A cell-based model to induce lung cell (A549) EMT using conditioned medium of in vitro cancer activated fibroblast (WI38) was established. High-throughput sequencing methods, including RNA-seq and miRNA-seq, and advanced bioinformatics methods were used to explore the transcriptome profile transitions accompanying the progression of EMT. We validated our findings with experimental techniques including transwell and immunofluorescence assay, as well as the TCGA data.

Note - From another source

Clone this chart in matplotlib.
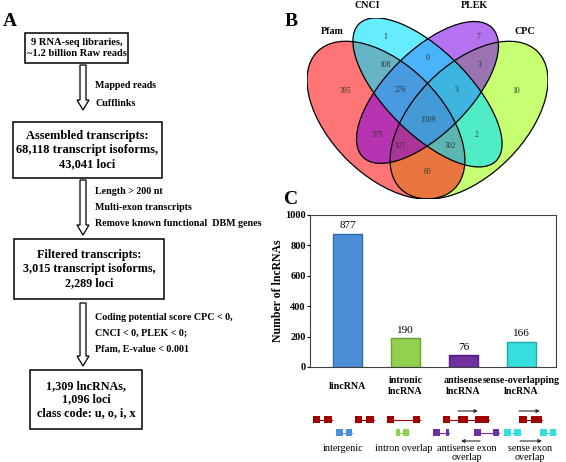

We have constructed an in vitro cell model to mimic the EMT in patients. We discovered that several new transcription factors were among the early genes (3 h) to respond to cancer micro-environmental cues which could play critical roles in triggering further EMT signals. The early EMT markers also included genes encoding membrane transporters and blood coagulation function. Three of the nine-examined early EMT hallmark genes, GALNT6, SPARC and HES7, were up-regulated specifically in the early stages of lung adenocarcinoma (LUAD) and confirmed by TCGA patient transcriptome data. In addition, we showed that miR-3613, a regulator of EGFR pathway genes, was constantly repressed during EMT progress and indicative of an epithelial miRNA marker.
The CAF-stimulated EMT cell model may recapture some of the molecular changes during EMT progression in clinical patients. The identified early EMT hallmark genes GALNT6, SPARC and HES7and miR-3613 provide new markers and therapeutic targets for LUAD for the further clinical diagnosis and drug screening.